Concatenating nested tensors blows up in backward

Hello,

I get an error when I run the following simple code involving nested tensors:

import torch
import torch.nn as nn

batch_size = 16
min_length = 21
max_length = 42
sizes = torch.randint(min_length, max_length, (batch_size,))

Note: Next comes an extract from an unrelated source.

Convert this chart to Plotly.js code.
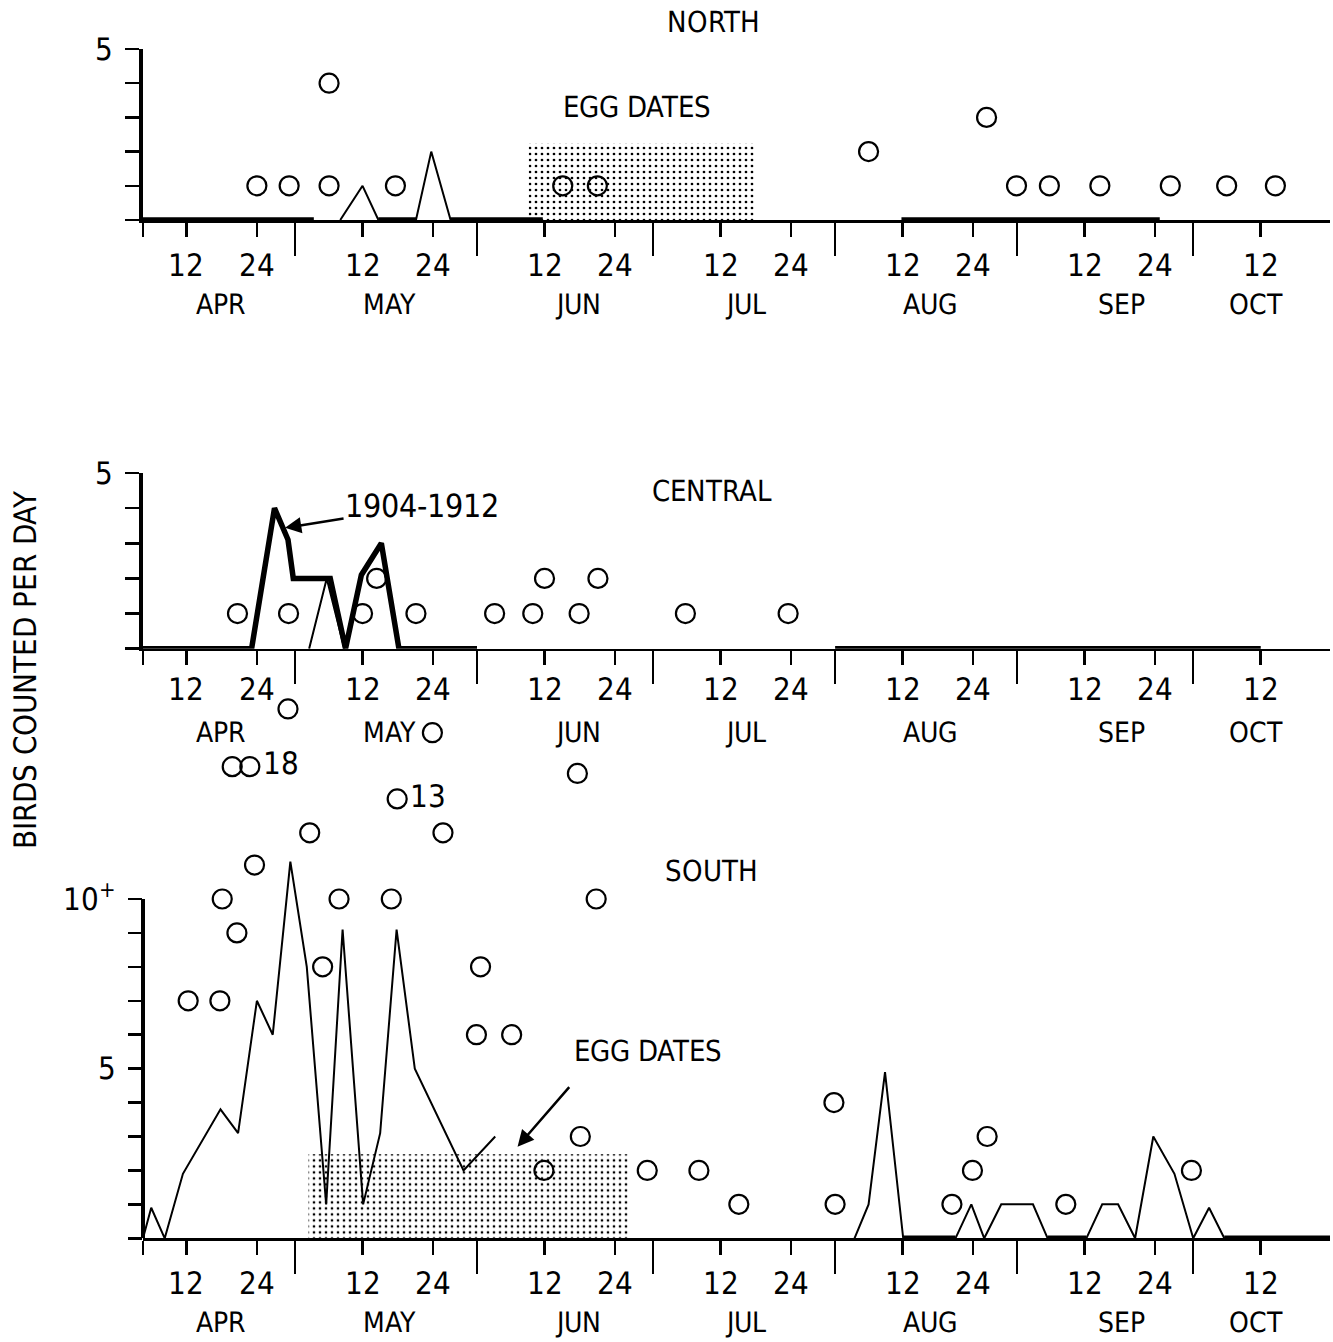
<!DOCTYPE html>
<html><head><meta charset="utf-8">
<script src="https://cdn.plot.ly/plotly-3.0.1.min.js"></script>
<style>
@font-face { font-family: 'NarrowX'; src: local('Liberation Sans Narrow'), local('LiberationSansNarrow-Regular'), local('LiberationSansNarrow'), local('DejaVu Sans Condensed'), local('DejaVuSansCondensed'); }
html,body{margin:0;padding:0;background:#fff}
#chart{width:1333px;height:1342px}
#chart svg text{font-stretch:condensed !important;}
</style>
</head><body><div id="chart"></div><script>
// Day numbers: 1 = April 1, 31 = May 1, 62 = June 1, 92 = July 1, 123 = Aug 1, 154 = Sep 1, 184 = Oct 1
const tickDays = [12,24,42,54,73,85,103,115,134,146,165,177,195];
const tickLabels = ['12','24','12','24','12','24','12','24','12','24','12','24','12'];
const monthBoundaryDays = [30.5,61.5,91.5,122.5,153.5,183.5];
const monthNames = ['APR','MAY','JUN','JUL','AUG','SEP','OCT'];
const monthLabelDays = [17.9,46.6,78.7,107.2,138.8,171.2,194.2];

// NORTH
const northThickX = [4.6,33.7,null,44.7,51.1,null,57,72.7,null,133.8,177.8];
const northThickY = [0,0,null,0,0,null,0,0,null,0,0];
const northThinX = [38.2,42,44.7,null,51.1,53.7,57];
const northThinY = [0,1,0,null,0,2,0];
const northCircleX = [24,29.5,36.3,36.3,47.6,76.1,82,128.2,148.3,153.4,159,167.6,179.6,189.2,197.5];
const northCircleY = [1,1,1,4,1,1,1,2,3,1,1,1,1,1,1];
const northEggDays = [70.3,108.8];
const northEggTop = 2.25;

// CENTRAL
const centralThickX = [4.6,23.1,27,29.3,30.2,36.5,39.1,41.8,45.2,48.2,61.5,null,122.5,195];
const centralThickY = [0,0,4,3.1,2,2,0,2.1,3,0,0,null,0,0];
const centralThinX = [32.9,35.9,38.9];
const centralThinY = [0,2,0];
const centralCircleX = [20.7,29.4,42,44.4,51.1,64.5,71,73,78.9,82.1,97,114.5];
const centralCircleY = [1,1,1,2,1,1,1,2,1,2,1,1];

// SOUTH
const southThinX = [4.6,6.0,8.3,11.4,17.8,20.8,24,26.7,29.7,32.5,35.8,38.6,42.1,45,47.8,50.9,59.2,64.6,null,
  125.8,128.2,131,134.1,143,145.7,147.9,150.8,156.2,158.7,165.3,168,170.7,173.6,176.7,180.3,183.5,186.2,188.8];
const southThinY = [0,0.9,0,1.9,3.8,3.1,7,6,11.1,8,1,9.1,1,3.1,9.1,5,2,3,null,
  0,1,4.9,0,0,1,0,1,1,0,0,1,1,0,3,1.9,0,0.9,0];
const southThickX = [134.1,143,null,158.7,165.3,null,188.8,206.8];
const southThickY = [0,0,null,0,0,null,0,0];
const southCircleX = [12.3,17.7,18.1,20.6,23.6,35.2,38,46.9,62.1,61.4,67.4,81.8,79.1,72.9,90.5,99.3,106.1,122.3,122.5,142.4,145.9,148.4,161.8,183.2,
  29.3,53.9,19.8,22.8,47.9,33,55.7,78.6];
const southCircleY = [7,7,10,9,11,8,10,10,8,6,6,10,3,2,2,2,1,4,1,1,2,3,1,2,
  15.6,14.9,13.9,13.9,12.95,11.95,11.95,13.7];
const southCircleText = ['','','','','','','','','','','','','','','','','','','','','','','','',
  '','','','18','13','','',''];
const southEggDays = [32.8,87.4];
const southEggTop = 2.48;

const FONT = 'NarrowX, "DejaVu Sans", sans-serif';
const W = 1333, H = 1342;
const py = p => 1 - p / H;
const xDomain = [143 / W, 1330 / W];
const xRange = [4.6, 206.8];
const NUM = 31;

function xaxisCfg(anchor, standoff) {
  return {
    domain: xDomain, range: xRange, anchor: anchor, automargin: false,
    showline: true, linewidth: 2.5, linecolor: '#000',
    ticks: 'outside', ticklen: 14, tickwidth: 2.5, tickcolor: '#000',
    tickmode: 'array', tickvals: [xRange[0]].concat(tickDays), ticktext: [''].concat(tickLabels),
    ticklabelstandoff: standoff,
    tickfont: {family: FONT, size: NUM, color: '#000'},
    showgrid: false, zeroline: false, fixedrange: true,
    minor: {tickmode: 'array', tickvals: monthBoundaryDays, ticks: 'outside', ticklen: 33, tickwidth: 2.5, tickcolor: '#000', showgrid: false}
  };
}
function yaxisCfg(anchor, domain, range, vals, texts, showline) {
  return {
    domain: domain, range: range, anchor: anchor, automargin: false,
    showline: showline, linewidth: 4, linecolor: '#000',
    ticks: 'outside', ticklen: 14, tickwidth: 2.5, tickcolor: '#000',
    tickmode: 'array', tickvals: vals, ticktext: texts, ticklabelstandoff: 6,
    tickfont: {family: FONT, size: NUM, color: '#000'},
    showgrid: false, zeroline: false, fixedrange: true
  };
}

function eggBar(days, top, xa, ya) {
  return {type: 'bar', x: [(days[0] + days[1]) / 2], y: [top], width: [days[1] - days[0]], base: 0,
    xaxis: xa, yaxis: ya, hoverinfo: 'skip',
    marker: {color: '#fff', line: {width: 0},
      pattern: {shape: '.', fgcolor: '#000', bgcolor: '#fff', size: 6, solidity: 0.16, fillmode: 'replace'}}};
}
function lineTr(x, y, w, xa, ya) {
  return {type: 'scatter', mode: 'lines', x: x, y: y, xaxis: xa, yaxis: ya, connectgaps: false,
    line: {color: '#000', width: w, shape: 'linear'}, hoverinfo: 'skip'};
}
function circTr(x, y, xa, ya, text) {
  return {type: 'scatter', mode: text ? 'markers+text' : 'markers', x: x, y: y, xaxis: xa, yaxis: ya,
    text: text, textposition: 'middle right', textfont: {family: FONT, size: NUM, color: '#000'},
    cliponaxis: false,
    marker: {symbol: 'circle-open', size: 19, color: '#000', line: {width: 2.2, color: '#000'}}};
}

const data = [
  eggBar(northEggDays, northEggTop, 'x', 'y'),
  lineTr(northThickX, northThickY, 5.5, 'x', 'y'),
  lineTr(northThinX, northThinY, 2, 'x', 'y'),
  circTr(northCircleX, northCircleY, 'x', 'y'),

  lineTr(centralThickX, centralThickY, 5.5, 'x2', 'y2'),
  lineTr(centralThinX, centralThinY, 2, 'x2', 'y2'),
  circTr(centralCircleX, centralCircleY, 'x2', 'y2'),

  eggBar(southEggDays, southEggTop, 'x3', 'y3'),
  lineTr(southThickX, southThickY, 5.5, 'x3', 'y3'),
  lineTr(southThinX, southThinY, 2, 'x3', 'y3'),
  circTr(southCircleX, southCircleY, 'x3', 'y3', southCircleText)
];

const txt = (text, x, y, size, extra) => Object.assign({
  text: text, xref: 'paper', yref: 'paper', x: x, y: y, xanchor: 'center', yanchor: 'middle',
  showarrow: false, font: {family: FONT, size: size, color: '#000'}}, extra || {});

const annotations = [
  txt('NORTH', 714 / W, py(22), 29),
  txt('EGG DATES', 637 / W, py(107), 29),
  txt('CENTRAL', 712 / W, py(491), 29),
  {xref: 'x2', yref: 'y2', x: 28.8, y: 3.44, ax: 137, ay: -22, text: '1904-1912', showarrow: true,
   arrowhead: 2, arrowsize: 1.3, arrowwidth: 2.5, arrowcolor: '#000', standoff: 0, startstandoff: 0,
   font: {family: FONT, size: 32, color: '#000'}},
  txt('SOUTH', 711 / W, py(871), 29),
  txt('EGG DATES', 648 / W, py(1051), 29),
  txt('BIRDS COUNTED PER DAY', 25 / W, py(670), 31, {textangle: -90}),
  {xref: 'x3', yref: 'y3', x: 68.4, y: 2.7, ax: 53, ay: -61, text: '', showarrow: true,
   arrowhead: 2, arrowsize: 1.3, arrowwidth: 2.5, arrowcolor: '#000'}
];
const monthRows = [['x', 304.5], ['x2', 732.5], ['x3', 1322]];
monthRows.forEach(([xr, ypx]) => {
  monthNames.forEach((m, i) => {
    annotations.push({text: m, xref: xr, yref: 'paper', x: monthLabelDays[i], y: py(ypx),
      xanchor: 'center', yanchor: 'middle', showarrow: false,
      font: {family: FONT, size: 28, color: '#000'}});
  });
});

const layout = {
  width: W, height: H, margin: {l: 0, r: 0, t: 0, b: 0, pad: 0},
  paper_bgcolor: '#fff', plot_bgcolor: 'rgba(0,0,0,0)', showlegend: false,
  font: {family: FONT, color: '#000'},
  xaxis: xaxisCfg('y', 2),
  yaxis: yaxisCfg('x', [py(220), py(49)], [0, 5], [0,1,2,3,4,5], ['','','','','','5'], true),
  xaxis2: xaxisCfg('y2', -2),
  yaxis2: yaxisCfg('x2', [py(648.7), py(473)], [0, 5], [0,1,2,3,4,5], ['','','','','','5'], true),
  xaxis3: xaxisCfg('y3', 2),
  yaxis3: yaxisCfg('x3', [py(1238.3), py(695.4)], [0, 16], [0,1,2,3,4,5,6,7,8,9,10],
    ['','','','','','5','','','','','10<sup>+</sup>'], false),
  shapes: [
    {type: 'line', xref: 'paper', yref: 'y3', x0: 143 / W, x1: 143 / W, y0: 0, y1: 10,
     line: {color: '#000', width: 4}}
  ],
  annotations: annotations
};

Plotly.newPlot('chart', data, layout, {staticPlot: true, displayModeBar: false});
</script></body></html>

device = torch.device('cuda')

with device:
    tokens1 = torch.nested.nested_tensor([torch.randint(5, (s,)) for s in sizes], layout=torch.jagged)
    tokens2 = torch.nested.nested_tensor([torch.randint(7, (s,)) for s in sizes], layout=torch.jagged)
    emb1 = nn.Embedding(5, 16)
    emb2 = nn.Embedding(7, 32)
    h1 = emb1(tokens1)
    h2 = emb2(tokens2)

    h = torch.cat([h1, h2], dim=-1)
    assert h.shape[0] == batch_size
    assert h.shape[-1] == 48

    loss = h.mean()
    print(loss)
    loss.backward()

The error is as follows:

tensor(0.0138, grad_fn=<MeanBackwardAutogradNestedTensor0>)
Traceback (most recent call last):
  File "/homes/evgeny/code/RP3Net/.scripts/test_nested_cat.py", line 25, in <module>
    loss.backward()
  File "/hps/software/users/chembl/evgeny/micromamba/envs/rp3/lib/python3.12/site-packages/torch/_tensor.py", line 616, in backward
    return handle_torch_function(
           ^^^^^^^^^^^^^^^^^^^^^^
  File "/hps/software/users/chembl/evgeny/micromamba/envs/rp3/lib/python3.12/site-packages/torch/overrides.py", line 1728, in handle_torch_function
    result = mode.__torch_function__(public_api, types, args, kwargs)
             ^^^^^^^^^^^^^^^^^^^^^^^^^^^^^^^^^^^^^^^^^^^^^^^^^^^^^^^^
  File "/hps/software/users/chembl/evgeny/micromamba/envs/rp3/lib/python3.12/site-packages/torch/utils/_device.py", line 103, in __torch_function__
    return func(*args, **kwargs)
           ^^^^^^^^^^^^^^^^^^^^^
  File "/hps/software/users/chembl/evgeny/micromamba/envs/rp3/lib/python3.12/site-packages/torch/_tensor.py", line 625, in backward
    torch.autograd.backward(
  File "/hps/software/users/chembl/evgeny/micromamba/envs/rp3/lib/python3.12/site-packages/torch/autograd/__init__.py", line 354, in backward
    _engine_run_backward(
  File "/hps/software/users/chembl/evgeny/micromamba/envs/rp3/lib/python3.12/site-packages/torch/autograd/graph.py", line 841, in _engine_run_backward
    return Variable._execution_engine.run_backward(  # Calls into the C++ engine to run the backward pass
           ^^^^^^^^^^^^^^^^^^^^^^^^^^^^^^^^^^^^^^^^^^^^^^^^^^^^^^^^^^^^^^^^^^^^^^^^^^^^^^^^^^^^^^^^^^^^^^
RuntimeError: Function CatBackward0 returned an invalid gradient at index 1 - got [16, j1, 32] but expected shape compatible with [16, j2, 32]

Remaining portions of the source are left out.